Are references automatically stored on the stack or the heap depending on type?
These all seem like reasonable questions to ask. However, they are based on an important misconception
In a typical application process, your application will request memory, and the operating system will provide it.
The stack is a linear region of memory that the OS will start a process with. As the name suggests, all memory is allocated in stack order. This means that the most recently allocated value is the first value to be deallocated (commonly known as LIFO).
It's not unreasonable to want some values to live longer. To support that we must allocate them elsewhere. The "heap" is for these allocations and they can be deallocated with no required order.
This is the tricky part. Languages like Java have 'stack' and 'heap' values.
In Java, the primitive type int
is stored on the stack
and the object type Integer
is stored on the heap.
In Rust, this might be represented by i32
and Box<i32>
.
The heap is 'slow'...
The heap isn't slow. Pointer indirection and heap allocations are slow. Let's break it down.
All modern CPUs improve performance by using cache. Accessing your main memory can take a few hundred CPU cycles, which is far too slow. Instead, the CPU will cache values. Because most memory is accessed linearly, it also caches data around in 'cache lines'.
When you read data from a pointer, that requires loading new memory. A random pointer read will more often lead to a cache miss and require loading from memory.
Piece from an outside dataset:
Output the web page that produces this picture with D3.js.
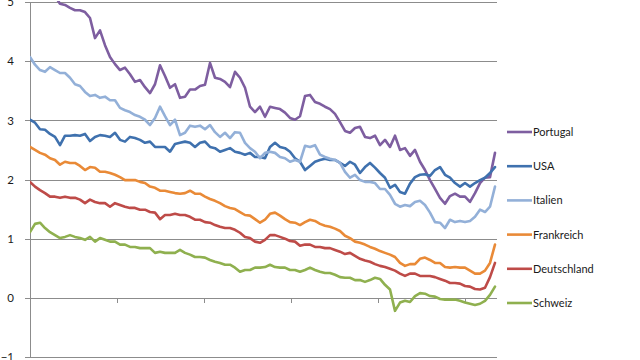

This is a performance loss known as pointer indirection.
Sometimes this doesn't matter. Take a &str
for instance.
Since text strings can be arbitrarily long, we can't determine exactly at compile time how much stack space to reserve when passing a string by value.
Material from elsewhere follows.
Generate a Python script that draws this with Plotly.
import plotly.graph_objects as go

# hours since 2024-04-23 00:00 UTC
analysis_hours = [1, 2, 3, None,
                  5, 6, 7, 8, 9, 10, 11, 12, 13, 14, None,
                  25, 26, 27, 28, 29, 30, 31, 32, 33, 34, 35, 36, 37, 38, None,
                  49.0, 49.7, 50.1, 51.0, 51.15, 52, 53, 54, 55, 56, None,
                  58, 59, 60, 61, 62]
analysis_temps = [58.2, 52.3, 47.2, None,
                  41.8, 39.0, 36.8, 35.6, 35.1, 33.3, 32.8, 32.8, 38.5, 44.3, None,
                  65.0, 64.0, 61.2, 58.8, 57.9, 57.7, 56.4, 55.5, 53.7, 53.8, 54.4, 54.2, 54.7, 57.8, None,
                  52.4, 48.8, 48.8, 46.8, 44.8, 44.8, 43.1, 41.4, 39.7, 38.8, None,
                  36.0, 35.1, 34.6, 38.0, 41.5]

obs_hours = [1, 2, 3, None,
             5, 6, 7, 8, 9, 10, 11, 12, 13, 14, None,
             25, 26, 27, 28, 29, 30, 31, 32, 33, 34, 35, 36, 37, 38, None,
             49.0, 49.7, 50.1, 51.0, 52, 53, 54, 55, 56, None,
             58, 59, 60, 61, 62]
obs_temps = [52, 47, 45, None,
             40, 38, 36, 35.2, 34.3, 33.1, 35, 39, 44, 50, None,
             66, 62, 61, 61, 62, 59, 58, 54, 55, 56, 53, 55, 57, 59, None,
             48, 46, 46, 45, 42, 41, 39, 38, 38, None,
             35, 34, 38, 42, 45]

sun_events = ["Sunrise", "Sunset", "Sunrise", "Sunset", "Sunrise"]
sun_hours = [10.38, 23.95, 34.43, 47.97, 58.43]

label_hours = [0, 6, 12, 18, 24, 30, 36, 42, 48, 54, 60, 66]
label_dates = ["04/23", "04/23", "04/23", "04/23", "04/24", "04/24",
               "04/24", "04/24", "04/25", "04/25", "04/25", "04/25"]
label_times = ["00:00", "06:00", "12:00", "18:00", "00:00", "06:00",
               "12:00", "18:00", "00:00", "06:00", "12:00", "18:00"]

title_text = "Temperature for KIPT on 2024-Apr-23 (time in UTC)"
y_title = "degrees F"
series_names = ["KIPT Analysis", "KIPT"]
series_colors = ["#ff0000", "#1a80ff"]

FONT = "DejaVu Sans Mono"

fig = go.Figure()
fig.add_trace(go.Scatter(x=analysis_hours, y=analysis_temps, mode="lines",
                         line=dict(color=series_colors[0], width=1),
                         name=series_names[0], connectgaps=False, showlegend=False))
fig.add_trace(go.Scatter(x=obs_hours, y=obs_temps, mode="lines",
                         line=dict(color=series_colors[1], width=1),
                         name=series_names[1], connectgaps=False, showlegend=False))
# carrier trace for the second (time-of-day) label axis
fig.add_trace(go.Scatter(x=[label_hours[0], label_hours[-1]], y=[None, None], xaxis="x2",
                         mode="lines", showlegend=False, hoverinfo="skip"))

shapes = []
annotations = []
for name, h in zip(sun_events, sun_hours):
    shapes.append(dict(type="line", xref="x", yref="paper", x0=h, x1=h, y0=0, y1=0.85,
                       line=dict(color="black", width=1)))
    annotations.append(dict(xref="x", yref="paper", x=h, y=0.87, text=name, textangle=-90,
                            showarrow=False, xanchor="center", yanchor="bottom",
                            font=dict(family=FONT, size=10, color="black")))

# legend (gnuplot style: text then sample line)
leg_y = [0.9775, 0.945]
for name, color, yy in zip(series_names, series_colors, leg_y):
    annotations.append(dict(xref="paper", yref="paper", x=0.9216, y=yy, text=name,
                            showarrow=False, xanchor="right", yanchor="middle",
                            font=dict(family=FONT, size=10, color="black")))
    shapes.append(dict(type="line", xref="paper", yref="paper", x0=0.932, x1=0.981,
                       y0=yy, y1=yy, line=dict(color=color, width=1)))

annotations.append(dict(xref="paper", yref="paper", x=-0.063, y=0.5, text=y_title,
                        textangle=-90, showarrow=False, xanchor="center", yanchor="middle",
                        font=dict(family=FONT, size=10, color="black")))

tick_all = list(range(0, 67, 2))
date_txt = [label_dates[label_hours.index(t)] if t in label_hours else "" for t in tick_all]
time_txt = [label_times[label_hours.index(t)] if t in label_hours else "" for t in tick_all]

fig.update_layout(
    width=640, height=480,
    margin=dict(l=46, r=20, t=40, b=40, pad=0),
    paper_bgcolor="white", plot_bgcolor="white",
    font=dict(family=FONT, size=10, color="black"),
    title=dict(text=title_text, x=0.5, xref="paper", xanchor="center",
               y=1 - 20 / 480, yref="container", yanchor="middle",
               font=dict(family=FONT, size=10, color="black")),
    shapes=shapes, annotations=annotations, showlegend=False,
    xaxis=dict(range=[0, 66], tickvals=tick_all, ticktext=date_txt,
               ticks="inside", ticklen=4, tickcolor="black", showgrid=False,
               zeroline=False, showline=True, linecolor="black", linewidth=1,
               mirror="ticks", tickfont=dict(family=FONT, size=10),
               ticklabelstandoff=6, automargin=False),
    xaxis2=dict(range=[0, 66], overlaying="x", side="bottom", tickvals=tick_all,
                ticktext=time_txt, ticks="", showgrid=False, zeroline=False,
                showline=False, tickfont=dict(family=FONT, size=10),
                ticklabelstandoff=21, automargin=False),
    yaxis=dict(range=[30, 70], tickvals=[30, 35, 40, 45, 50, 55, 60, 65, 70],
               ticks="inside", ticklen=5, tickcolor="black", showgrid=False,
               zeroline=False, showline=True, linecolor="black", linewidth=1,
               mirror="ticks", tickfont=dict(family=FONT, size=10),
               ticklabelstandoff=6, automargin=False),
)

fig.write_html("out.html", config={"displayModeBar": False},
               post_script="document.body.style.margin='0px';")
Therefore Rust decides that we pass it as a (pointer, length)
pair.
Now, since it's behind a pointer anyway, it doesn't matter whether that points to the stack or the heap.
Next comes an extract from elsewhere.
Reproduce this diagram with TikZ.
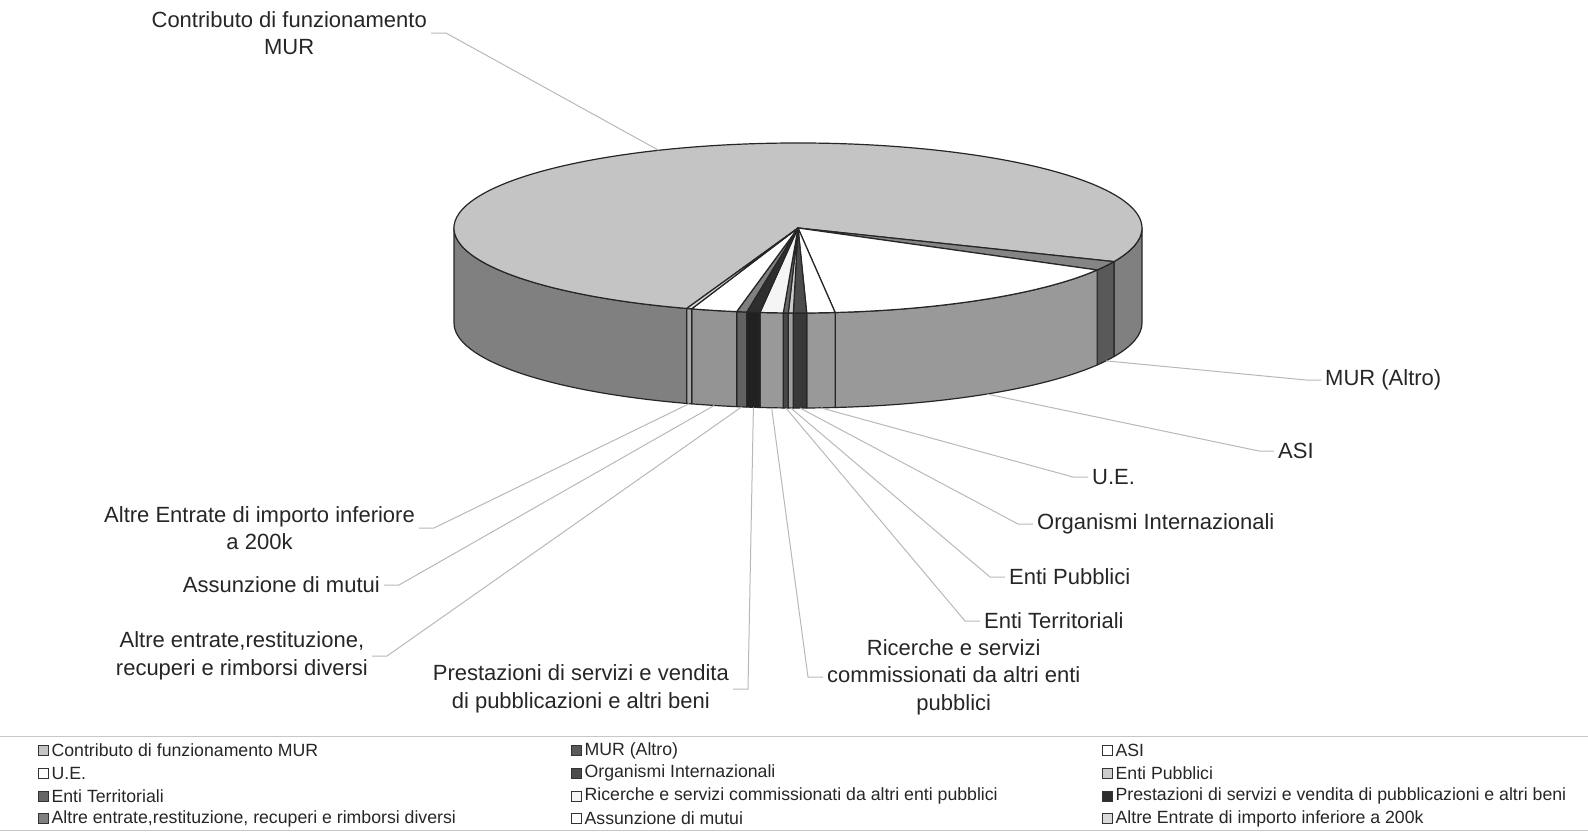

We are forced to do pointer lookups and potentially risk cache misses regardless.
The heap allocator is a complicated data structure with linked lists, tables, and syscalls. When you perform an allocation it requires finding a free slot in an available page. Deallocation requires releasing the slot on that page and making sure any free lists are updated. These can all be quite slow. My measurements on my M2 Pro suggest roughly 25ns for an allocation and another 25ns for deallocation. While it's not that slow, it's at least 50x slower than a floating point operation which I measured average speeds of half a nanosecond.
So if the allocations are slower, surely that means the heap is slower? Well no. If you need many short-lived allocations, it can add up, but a one-off allocation that will live for a while will not slow down your application.
If you want to write high-performance code, keep pointers and allocations out of a hot loop and optimise the memory layout for the cache. That doesn't mean that allocating and using pointers in your code will make your program slow. Writing in Rust will likely be significantly faster by default compared to Java, Python, or TypeScript.
Is a
&str
a pointer to the stack or the heap?
It is a pointer to wherever it was allocated.
// Allocate a String on the heap
let heap: String = String::from("foo");
// Create a stack value containing 3 bytes worth of string data
let stack: [u8; 3] = *b"bar";
// Create a static string stored in the application data segment
static data: &'static str = "baz";
// All 3 can be valid pointees for &str.
let heap_str: &str = &*heap;
let stack_str: &str = std::str::from_utf8(&stack).unwrap();
let data_str: &str = data;
Are all
Sized
types stored on the stack and unsized types are on the heap?
No. You can allocate Sized
values on the heap,
and you can create unsized references to values stored on the stack
let sized_heap = Box::new(i32);
let stack: [u8; 3] = *b"bar";
let unsized_stack: &str = std::str::from_utf8(&stack).unwrap();
Are references automatically stored on the stack or the heap depending on type?
See above
&'static str
is stored in the data segment as static memory
'static
does not mean a reference to a static
.
It means that it lives as long as a static
.
In other words, this means that it has no other owner who is waiting to deallocate the value.
If we use String::leak
we can guarantee that the heap-allocated memory will not be deallocated.
let mut s = String::new();
s.push_str("foo");
s.push_str("bar");
let static_str: &'static str = String::leak(s);
let
allocates on the stack
async
functions are 'stackless coroutines' - they don't have a stack.
All memory that an async function will use needs to be pre-allocated.
This is often allocated on the heap if you were to spawn this as a tokio
task.
async fn foo() -> i32 {
let bar = 1;
tokio::task::yield_now().await;
bar
}
// `let bar` will be initialised in this heap allocation
let boxed_future = Box::new(foo());